For U.S. allies, this shift narrows the room for independent maneuver. Even long-standing partners such as the United Kingdom are now openly cautioned that their economic strategies will be judged through a geopolitical lens. This fuels debates in Europe about strategic autonomy and the risks of excessive dependence on any single external power.

At the same time, the structural weight of the U.S. market, the dollar-based financial system and American trade networks ensures that these warnings carry real force. The effectiveness of pressure does not depend on immediate enforcement; the anticipation of consequences often suffices.

The Caribbean as a Demonstration Zone

Cuba illustrates how this approach plays out in regions Washington considers strategically sensitive. The Caribbean has long been viewed as a zone of special interest for the United States, and economic engagement with governments at odds with U.S. policy is treated as a challenge. By targeting energy supplies through trade threats, Washington signals its readiness to escalate pressure while remaining within the formal boundaries of economic policy.

Conclusion

The convergence of these developments points to a clear conclusion: U.S. foreign policy is entering a phase in which economic instruments and geopolitics are fully fused. Trade, energy and investment are increasingly deployed as tools of influence and discipline. Allies and adversaries alike are expected to internalize U.S. strategic priorities in their economic decisions.
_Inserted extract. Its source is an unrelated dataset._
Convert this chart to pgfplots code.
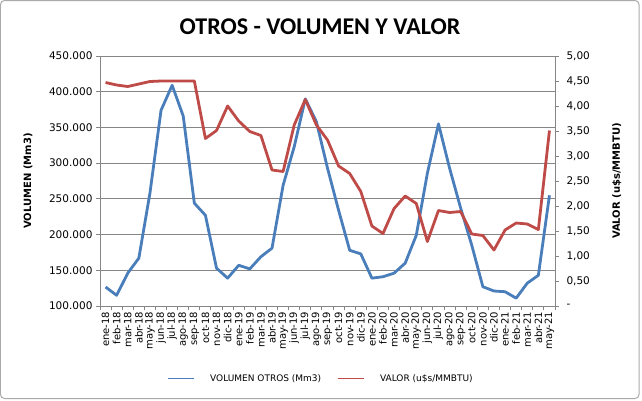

In this environment, the international system moves further away from predictable rules and closer to a reality shaped by power, leverage and situational pressure. The United Kingdom and Cuba represent different ends of the spectrum, but both cases illustrate the same underlying trend — a world in which economic choice is inseparable from political alignment, and where the costs of divergence are made increasingly explicit.